Consider the below in main.py:
cluster = SSHCluster(["localhost", "localhost"],
connect_options={"known_hosts": None},
worker_options={"n_workers": 6], },
scheduler_options={"port": 0, "dashboard_address": ":8797"},)
client = Client(cluster)
and another module test_dask.py, which prepares a params array with different parameters for each worker, and passes them to dask.delayed as below (worker_method exists in the same module):
delayed_results = [dask.delayed(worker_method)(dask_params[i]) for i in range(6)]
computed_results = dask.compute(*delayed_results)
The code above, fails with the below error:
No module named test_dask.py
This seems to be well reported. However, the only thing that worked for me was calling the below for every module required by test_dask.py as well as test_dask.py itself, right after instantiating the “client” object.
client.upload_file('simulator/test_dask.py')
Uploading all the required modules to every worker that is started on a remote node seems like an overkill. I would rather make sure that the modules exist on the remote nodes and somehow instruct the worker nodes to point to them (as well as the same environment in general).
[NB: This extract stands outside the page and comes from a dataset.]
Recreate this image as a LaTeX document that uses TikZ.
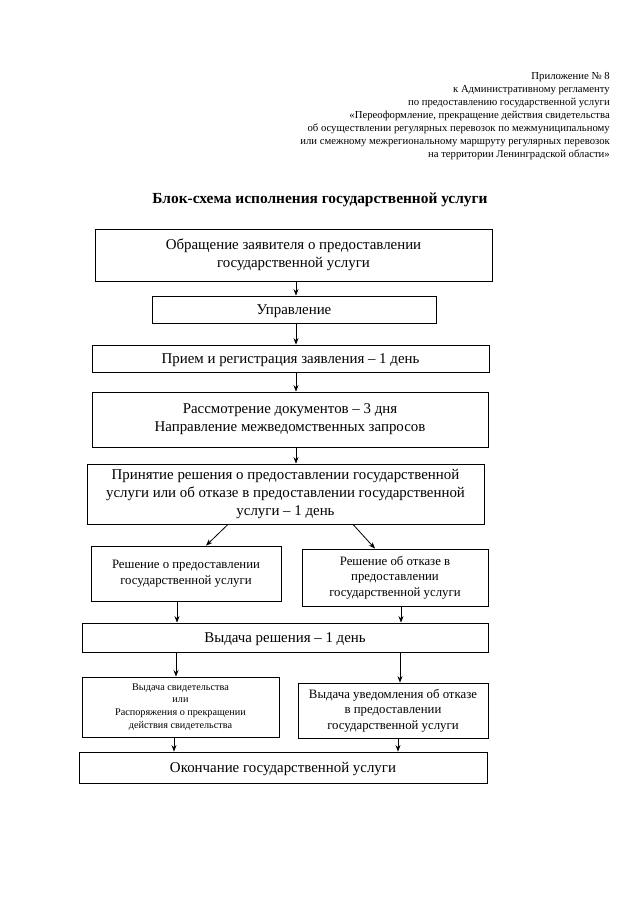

Furthermore, as one can see above, I am not even using a remote node yet (both scheduler and workers are on localhost). I have created a virtual environment in the root of my project. Consider the below structure:
mtdcabm
- bin
- lib
- lib64
- simulator
- main.py
- test_dask.py
- other_modules.py
The interpreter being used on the client / scheduler is bin/Python3.11.
How can I dynamically instruct the workers to point to the specific Python interpreter and virtual environment that I want and not have to rely on the upload_file method to upload specific modules remotely?
I am using Python 3.11.2 on Ubuntu 22.04.3.